After a disappointing fourth grade report card, my mother said something that has stuck with me to this day: “The biggest curse in the world is that of unfulfilled potential.”
I have come to the conclusion that the world of innovation is filled with unfulfilled potential. This problem is increasingly important because innovation is transforming how we work, live, communicate, and play. While it is easy to just dismiss the increasing rate of corporate failure as dynamic capitalism at work, much is lost when companies with strong teams, robust technologies, and powerful capabilities disintegrate.
While innovation is often cast in mystical terms, research clearly shows that it is a learned skill that can be mastered and managed. Decades of academic research and work by leading-edge practitioners highlight the path to success.

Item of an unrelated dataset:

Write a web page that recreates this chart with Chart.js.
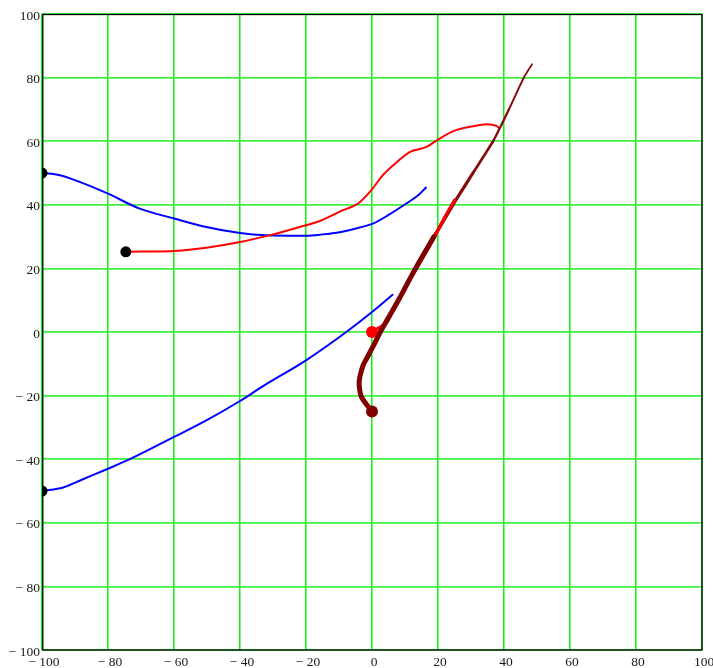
<!DOCTYPE html>
<html>
<head>
<meta charset="utf-8">
<script src="https://cdn.jsdelivr.net/npm/chart.js@4/dist/chart.umd.min.js"></script>
<style>
  html, body { margin: 0; padding: 0; background: #ffffff; }
  #wrap { width: 713px; height: 668px; }
</style>
</head>
<body>
<div id="wrap"><canvas id="c" width="713" height="668"></canvas></div>
<script>
// ---- data ----
const xTicks = [-100, -80, -60, -40, -20, 0, 20, 40, 60, 80, 100];
const yTicks = [-100, -80, -60, -40, -20, 0, 20, 40, 60, 80, 100];

const blueUpperX = [-100, -94.6, -88.6, -80, -70.4, -60, -50.2, -40, -32, -25, -20, -15, -9.8, -4, 0.3, 5, 10.4, 14, 16.5];
const blueUpperY = [50, 49.3, 47.2, 43.5, 38.8, 35.7, 33, 31.1, 30.4, 30.3, 30.3, 30.7, 31.4, 32.8, 34.1, 36.8, 40.4, 43, 45.6];

const blueLowerX = [-100, -93.6, -87.6, -80, -73.4, -60, -50.2, -40, -33, -20, -7.8, 0, 6.4];
const blueLowerY = [-50, -48.9, -46.3, -43, -40, -33, -27.8, -21.7, -17, -8.9, 0, 6.3, 11.9];

const redCurveX = [-74.6, -70, -60, -50.2, -40, -30, -21.9, -15.8, -8.8, -4.2, -0.2, 2.8, 6.4, 11.4, 16.5, 20, 24.5, 30.6, 34.7, 37.7, 38.5];
const redCurveY = [25.2, 25.3, 25.5, 26.5, 28.3, 30.7, 33, 34.9, 38.3, 40.4, 44.6, 48.7, 52.4, 56.6, 58.2, 60.5, 63.1, 64.7, 65.3, 64.8, 64.2];

const redShortX = [0, 2, 4.5, 7.3, 13, 18.5, 22, 25];
const redShortY = [0, 1.3, 3, 9, 19, 29, 36, 41.5];

const maroonX = [0, -3.2, -3.9, -3.7, -2.7, -1.7, 0.8, 2.5, 8, 13.2, 18.8, 24.5, 30.6, 36.7, 41.5, 46, 48.5];
const maroonY = [-25, -20.4, -16.5, -14.2, -10.5, -8.5, -3.6, 0, 10, 20, 30, 40, 50, 60, 70, 80, 84.2];
const maroonSplit = 10; // index where the upper, thinner part begins

// ---- helpers ----
function pts(xs, ys) { return xs.map((x, i) => ({ x: x, y: ys[i] })); }
const maroonPts = pts(maroonX, maroonY);
const maroonLow = maroonPts.slice(0, maroonSplit + 1);
const maroonHigh = maroonPts.slice(maroonSplit);
const highWidths = [3.6, 3.2, 2.7, 2.3, 2.0, 1.7];

function firstDot(r) { return ctx => ctx.dataIndex === 0 ? r : 0; }

const fmt = v => v < 0 ? '\u2212 ' + Math.abs(v) : String(v);

const borderPlugin = {
  id: 'frame',
  afterDraw(chart) {
    const a = chart.chartArea, g = chart.ctx;
    g.save();
    g.strokeStyle = '#000';
    g.lineWidth = 1.3;
    g.strokeRect(a.left + 0.8, a.top + 0.5, a.right - a.left - 0.8, a.bottom - a.top - 0.5);
    g.restore();
  }
};

new Chart(document.getElementById('c'), {
  type: 'scatter',
  data: {
    datasets: [
      { // lower maroon part, on top
        data: maroonLow, showLine: true, borderColor: '#800000', borderWidth: 5,
        pointRadius: firstDot(6), pointBackgroundColor: '#800000', pointBorderWidth: 0,
        borderCapStyle: 'round', borderJoinStyle: 'round', tension: 0.3
      },
      { // short red line
        data: pts(redShortX, redShortY), showLine: true, borderColor: '#ff0000', borderWidth: 3,
        pointRadius: firstDot(6), pointBackgroundColor: '#ff0000', pointBorderWidth: 0,
        borderCapStyle: 'round', borderJoinStyle: 'round', tension: 0.2
      },
      { // upper maroon part, below red
        data: maroonHigh, showLine: true, borderColor: '#850a0a', borderWidth: 3,
        segment: { borderWidth: ctx => highWidths[Math.min(ctx.p0DataIndex, highWidths.length - 1)] },
        pointRadius: 0, borderCapStyle: 'round', borderJoinStyle: 'round', tension: 0.2
      },
      { // red curve
        data: pts(redCurveX, redCurveY), showLine: true, borderColor: '#ff0000', borderWidth: 2,
        pointRadius: firstDot(5.5), pointBackgroundColor: '#000', pointBorderWidth: 0,
        cubicInterpolationMode: 'monotone', clip: 0
      },
      { // upper blue curve
        data: pts(blueUpperX, blueUpperY), showLine: true, borderColor: '#0000ff', borderWidth: 2,
        pointRadius: firstDot(5.5), pointBackgroundColor: '#000', pointBorderWidth: 0,
        cubicInterpolationMode: 'monotone', clip: 0
      },
      { // lower blue curve
        data: pts(blueLowerX, blueLowerY), showLine: true, borderColor: '#0000ff', borderWidth: 2,
        pointRadius: firstDot(5.5), pointBackgroundColor: '#000', pointBorderWidth: 0,
        cubicInterpolationMode: 'monotone', clip: 0
      }
    ]
  },
  options: {
    responsive: false,
    animation: false,
    events: [],
    layout: { padding: { left: 0, top: 14, right: 11, bottom: 0 } },
    plugins: { legend: { display: false }, tooltip: { enabled: false } },
    scales: {
      x: {
        type: 'linear', min: -100, max: 100,
        afterBuildTicks: s => { s.ticks = xTicks.map(v => ({ value: v })); },
        afterFit: s => { s.height = 18; s.paddingLeft = 0; s.paddingRight = 0; },
        grid: { color: '#10ee10', lineWidth: 1.5, drawTicks: false },
        border: { display: false },
        ticks: {
          callback: fmt, padding: 4, labelOffset: 2, maxRotation: 0, autoSkip: false,
          color: '#1a1a1a', font: { family: '"Liberation Serif", "DejaVu Serif", serif', size: 13.5 }
        }
      },
      y: {
        type: 'linear', min: -100, max: 100,
        afterBuildTicks: s => { s.ticks = yTicks.map(v => ({ value: v })); },
        afterFit: s => { s.width = 42; s.paddingTop = 0; s.paddingBottom = 0; },
        grid: { color: '#40f040', lineWidth: 1.8, drawTicks: false },
        border: { display: false },
        ticks: {
          callback: fmt, padding: 2, labelOffset: 2, autoSkip: false,
          color: '#1a1a1a', font: { family: '"Liberation Serif", "DejaVu Serif", serif', size: 13.5 }
        }
      }
    }
  },
  plugins: [borderPlugin]
});
</script>
</body>
</html>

It starts with a common understanding of what innovation is. I define it as “something different that has impact”. Innovation doesn’t live in labs. Something different can be a new way to market, distribute, or organise an internal process. Innovation isn’t an Ivory Tower activity either. No impact means no innovation.
The most important word in my definition is the first one. You have to do something. As an analogy, consider my six-year-old son Charlie’s effort to learn how to ride his bike last year. We could have read countless books on the subject. We could have watched hours of YouTube videos. We could have discussed the theory of bike riding. But until Charlie got on his bike and did something, he knew nothing about riding a bike.
Today Charlie is a competent bike rider and, with practice, he could become a skilled one, just like how with practice anyone can become a proficient innovator. So enough reading, get on your bike and do it!